**The problem**
Give the listing again exactly, omitting its images.

==*==

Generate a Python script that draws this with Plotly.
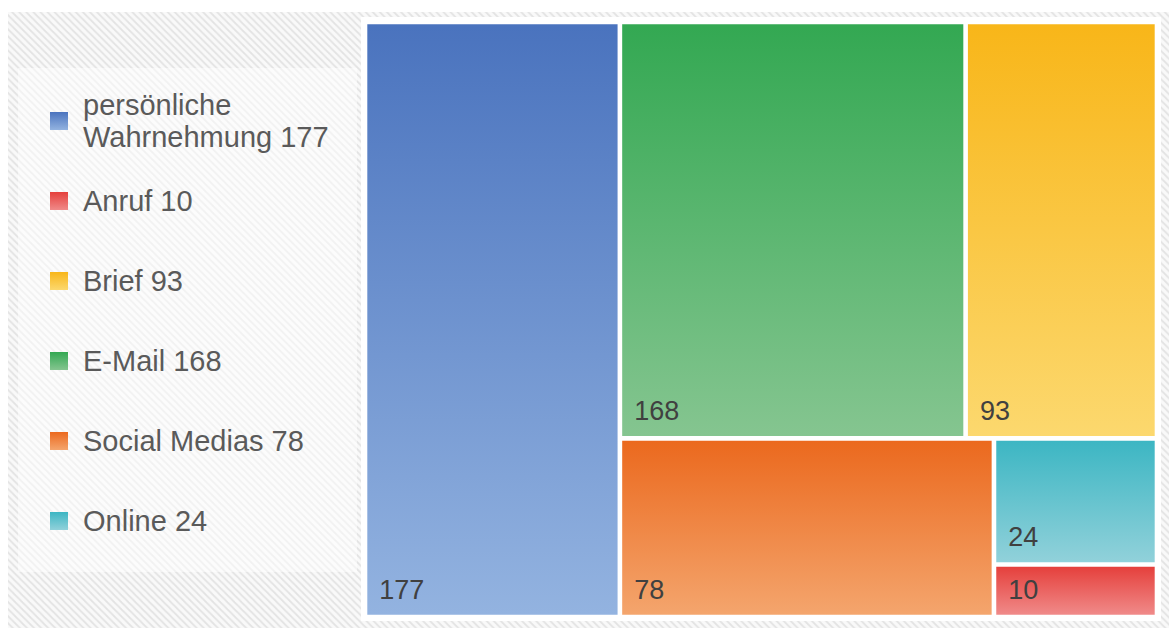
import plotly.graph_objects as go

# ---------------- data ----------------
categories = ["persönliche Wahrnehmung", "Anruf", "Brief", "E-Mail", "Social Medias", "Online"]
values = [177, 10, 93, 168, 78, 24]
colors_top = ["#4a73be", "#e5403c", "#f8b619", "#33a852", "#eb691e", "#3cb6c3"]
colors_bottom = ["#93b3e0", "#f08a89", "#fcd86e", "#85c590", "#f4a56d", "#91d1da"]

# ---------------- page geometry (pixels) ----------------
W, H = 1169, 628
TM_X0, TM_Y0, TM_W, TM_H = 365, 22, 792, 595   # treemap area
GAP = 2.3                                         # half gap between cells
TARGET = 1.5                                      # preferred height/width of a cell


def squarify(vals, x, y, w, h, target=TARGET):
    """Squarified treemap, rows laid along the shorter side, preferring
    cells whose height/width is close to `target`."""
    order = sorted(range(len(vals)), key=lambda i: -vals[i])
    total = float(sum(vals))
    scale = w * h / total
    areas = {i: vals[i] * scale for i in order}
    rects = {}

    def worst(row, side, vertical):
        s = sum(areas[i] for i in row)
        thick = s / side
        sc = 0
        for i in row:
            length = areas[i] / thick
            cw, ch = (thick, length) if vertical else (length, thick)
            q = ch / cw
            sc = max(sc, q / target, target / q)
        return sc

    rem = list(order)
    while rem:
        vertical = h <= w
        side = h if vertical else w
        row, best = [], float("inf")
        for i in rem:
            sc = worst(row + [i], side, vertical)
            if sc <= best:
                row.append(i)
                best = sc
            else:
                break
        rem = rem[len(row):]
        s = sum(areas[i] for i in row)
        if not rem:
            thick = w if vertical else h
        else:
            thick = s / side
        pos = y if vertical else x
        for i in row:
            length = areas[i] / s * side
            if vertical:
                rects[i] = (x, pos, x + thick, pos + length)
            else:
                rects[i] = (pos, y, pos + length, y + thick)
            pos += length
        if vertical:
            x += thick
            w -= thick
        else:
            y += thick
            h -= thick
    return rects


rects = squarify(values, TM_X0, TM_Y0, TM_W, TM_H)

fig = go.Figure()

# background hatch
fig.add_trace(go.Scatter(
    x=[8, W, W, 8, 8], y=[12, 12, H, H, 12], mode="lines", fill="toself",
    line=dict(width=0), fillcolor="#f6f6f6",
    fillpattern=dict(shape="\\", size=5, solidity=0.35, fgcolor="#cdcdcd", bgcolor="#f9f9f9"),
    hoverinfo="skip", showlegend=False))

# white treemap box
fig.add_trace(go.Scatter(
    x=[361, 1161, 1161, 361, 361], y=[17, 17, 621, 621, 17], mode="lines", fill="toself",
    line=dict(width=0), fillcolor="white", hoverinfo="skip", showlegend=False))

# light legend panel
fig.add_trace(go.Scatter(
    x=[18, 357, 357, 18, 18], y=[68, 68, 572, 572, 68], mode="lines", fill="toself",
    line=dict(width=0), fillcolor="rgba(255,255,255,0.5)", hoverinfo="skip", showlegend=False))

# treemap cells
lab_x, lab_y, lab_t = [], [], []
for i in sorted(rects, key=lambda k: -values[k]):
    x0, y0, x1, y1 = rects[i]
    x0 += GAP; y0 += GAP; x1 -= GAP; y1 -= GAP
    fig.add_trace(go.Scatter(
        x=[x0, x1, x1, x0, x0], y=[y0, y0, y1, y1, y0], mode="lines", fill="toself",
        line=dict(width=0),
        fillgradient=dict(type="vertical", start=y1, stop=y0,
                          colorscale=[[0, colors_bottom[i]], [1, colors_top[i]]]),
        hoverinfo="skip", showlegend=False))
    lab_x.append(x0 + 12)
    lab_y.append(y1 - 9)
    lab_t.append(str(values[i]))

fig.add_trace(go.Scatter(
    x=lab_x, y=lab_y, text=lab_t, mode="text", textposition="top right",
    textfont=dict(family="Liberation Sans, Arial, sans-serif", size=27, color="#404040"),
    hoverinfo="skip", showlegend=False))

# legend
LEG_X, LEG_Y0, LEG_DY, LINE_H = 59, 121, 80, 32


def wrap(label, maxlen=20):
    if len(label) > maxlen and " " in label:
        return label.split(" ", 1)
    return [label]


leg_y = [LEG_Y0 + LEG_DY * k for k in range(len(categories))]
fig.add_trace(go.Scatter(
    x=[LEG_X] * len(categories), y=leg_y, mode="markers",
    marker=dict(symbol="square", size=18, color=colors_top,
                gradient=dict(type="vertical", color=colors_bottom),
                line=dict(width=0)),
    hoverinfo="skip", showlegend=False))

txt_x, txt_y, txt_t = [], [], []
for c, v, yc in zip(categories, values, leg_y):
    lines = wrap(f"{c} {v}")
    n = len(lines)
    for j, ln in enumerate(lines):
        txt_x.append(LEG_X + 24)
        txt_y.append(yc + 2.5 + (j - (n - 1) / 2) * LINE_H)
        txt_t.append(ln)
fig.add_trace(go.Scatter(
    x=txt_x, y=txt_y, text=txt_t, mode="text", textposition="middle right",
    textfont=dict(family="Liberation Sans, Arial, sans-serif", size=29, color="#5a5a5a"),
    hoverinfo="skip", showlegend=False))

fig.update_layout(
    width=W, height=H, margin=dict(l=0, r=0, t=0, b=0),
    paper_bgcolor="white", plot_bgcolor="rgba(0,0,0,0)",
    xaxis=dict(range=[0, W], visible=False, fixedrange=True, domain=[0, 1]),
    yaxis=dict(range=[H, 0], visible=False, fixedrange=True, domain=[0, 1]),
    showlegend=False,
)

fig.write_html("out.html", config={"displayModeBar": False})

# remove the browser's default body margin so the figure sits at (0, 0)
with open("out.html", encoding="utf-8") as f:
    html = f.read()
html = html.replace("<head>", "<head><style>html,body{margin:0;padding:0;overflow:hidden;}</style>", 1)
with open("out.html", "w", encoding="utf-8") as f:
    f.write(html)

==*==

**Task output**
Generate a Python script that draws this with Plotly.
import plotly.graph_objects as go

# ---------------- data ----------------
categories = ["persönliche Wahrnehmung", "Anruf", "Brief", "E-Mail", "Social Medias", "Online"]
values = [177, 10, 93, 168, 78, 24]
colors_top = ["#4a73be", "#e5403c", "#f8b619", "#33a852", "#eb691e", "#3cb6c3"]
colors_bottom = ["#93b3e0", "#f08a89", "#fcd86e", "#85c590", "#f4a56d", "#91d1da"]

# ---------------- page geometry (pixels) ----------------
W, H = 1169, 628
TM_X0, TM_Y0, TM_W, TM_H = 365, 22, 792, 595   # treemap area
GAP = 2.3                                         # half gap between cells
TARGET = 1.5                                      # preferred height/width of a cell


def squarify(vals, x, y, w, h, target=TARGET):
    """Squarified treemap, rows laid along the shorter side, preferring
    cells whose height/width is close to `target`."""
    order = sorted(range(len(vals)), key=lambda i: -vals[i])
    total = float(sum(vals))
    scale = w * h / total
    areas = {i: vals[i] * scale for i in order}
    rects = {}

    def worst(row, side, vertical):
        s = sum(areas[i] for i in row)
        thick = s / side
        sc = 0
        for i in row:
            length = areas[i] / thick
            cw, ch = (thick, length) if vertical else (length, thick)
            q = ch / cw
            sc = max(sc, q / target, target / q)
        return sc

    rem = list(order)
    while rem:
        vertical = h <= w
        side = h if vertical else w
        row, best = [], float("inf")
        for i in rem:
            sc = worst(row + [i], side, vertical)
            if sc <= best:
                row.append(i)
                best = sc
            else:
                break
        rem = rem[len(row):]
        s = sum(areas[i] for i in row)
        if not rem:
            thick = w if vertical else h
        else:
            thick = s / side
        pos = y if vertical else x
        for i in row:
            length = areas[i] / s * side
            if vertical:
                rects[i] = (x, pos, x + thick, pos + length)
            else:
                rects[i] = (pos, y, pos + length, y + thick)
            pos += length
        if vertical:
            x += thick
            w -= thick
        else:
            y += thick
            h -= thick
    return rects


rects = squarify(values, TM_X0, TM_Y0, TM_W, TM_H)

fig = go.Figure()

# background hatch
fig.add_trace(go.Scatter(
    x=[8, W, W, 8, 8], y=[12, 12, H, H, 12], mode="lines", fill="toself",
    line=dict(width=0), fillcolor="#f6f6f6",
    fillpattern=dict(shape="\\", size=5, solidity=0.35, fgcolor="#cdcdcd", bgcolor="#f9f9f9"),
    hoverinfo="skip", showlegend=False))

# white treemap box
fig.add_trace(go.Scatter(
    x=[361, 1161, 1161, 361, 361], y=[17, 17, 621, 621, 17], mode="lines", fill="toself",
    line=dict(width=0), fillcolor="white", hoverinfo="skip", showlegend=False))

# light legend panel
fig.add_trace(go.Scatter(
    x=[18, 357, 357, 18, 18], y=[68, 68, 572, 572, 68], mode="lines", fill="toself",
    line=dict(width=0), fillcolor="rgba(255,255,255,0.5)", hoverinfo="skip", showlegend=False))

# treemap cells
lab_x, lab_y, lab_t = [], [], []
for i in sorted(rects, key=lambda k: -values[k]):
    x0, y0, x1, y1 = rects[i]
    x0 += GAP; y0 += GAP; x1 -= GAP; y1 -= GAP
    fig.add_trace(go.Scatter(
        x=[x0, x1, x1, x0, x0], y=[y0, y0, y1, y1, y0], mode="lines", fill="toself",
        line=dict(width=0),
        fillgradient=dict(type="vertical", start=y1, stop=y0,
                          colorscale=[[0, colors_bottom[i]], [1, colors_top[i]]]),
        hoverinfo="skip", showlegend=False))
    lab_x.append(x0 + 12)
    lab_y.append(y1 - 9)
    lab_t.append(str(values[i]))

fig.add_trace(go.Scatter(
    x=lab_x, y=lab_y, text=lab_t, mode="text", textposition="top right",
    textfont=dict(family="Liberation Sans, Arial, sans-serif", size=27, color="#404040"),
    hoverinfo="skip", showlegend=False))

# legend
LEG_X, LEG_Y0, LEG_DY, LINE_H = 59, 121, 80, 32


def wrap(label, maxlen=20):
    if len(label) > maxlen and " " in label:
        return label.split(" ", 1)
    return [label]


leg_y = [LEG_Y0 + LEG_DY * k for k in range(len(categories))]
fig.add_trace(go.Scatter(
    x=[LEG_X] * len(categories), y=leg_y, mode="markers",
    marker=dict(symbol="square", size=18, color=colors_top,
                gradient=dict(type="vertical", color=colors_bottom),
                line=dict(width=0)),
    hoverinfo="skip", showlegend=False))

txt_x, txt_y, txt_t = [], [], []
for c, v, yc in zip(categories, values, leg_y):
    lines = wrap(f"{c} {v}")
    n = len(lines)
    for j, ln in enumerate(lines):
        txt_x.append(LEG_X + 24)
        txt_y.append(yc + 2.5 + (j - (n - 1) / 2) * LINE_H)
        txt_t.append(ln)
fig.add_trace(go.Scatter(
    x=txt_x, y=txt_y, text=txt_t, mode="text", textposition="middle right",
    textfont=dict(family="Liberation Sans, Arial, sans-serif", size=29, color="#5a5a5a"),
    hoverinfo="skip", showlegend=False))

fig.update_layout(
    width=W, height=H, margin=dict(l=0, r=0, t=0, b=0),
    paper_bgcolor="white", plot_bgcolor="rgba(0,0,0,0)",
    xaxis=dict(range=[0, W], visible=False, fixedrange=True, domain=[0, 1]),
    yaxis=dict(range=[H, 0], visible=False, fixedrange=True, domain=[0, 1]),
    showlegend=False,
)

fig.write_html("out.html", config={"displayModeBar": False})

# remove the browser's default body margin so the figure sits at (0, 0)
with open("out.html", encoding="utf-8") as f:
    html = f.read()
html = html.replace("<head>", "<head><style>html,body{margin:0;padding:0;overflow:hidden;}</style>", 1)
with open("out.html", "w", encoding="utf-8") as f:
    f.write(html)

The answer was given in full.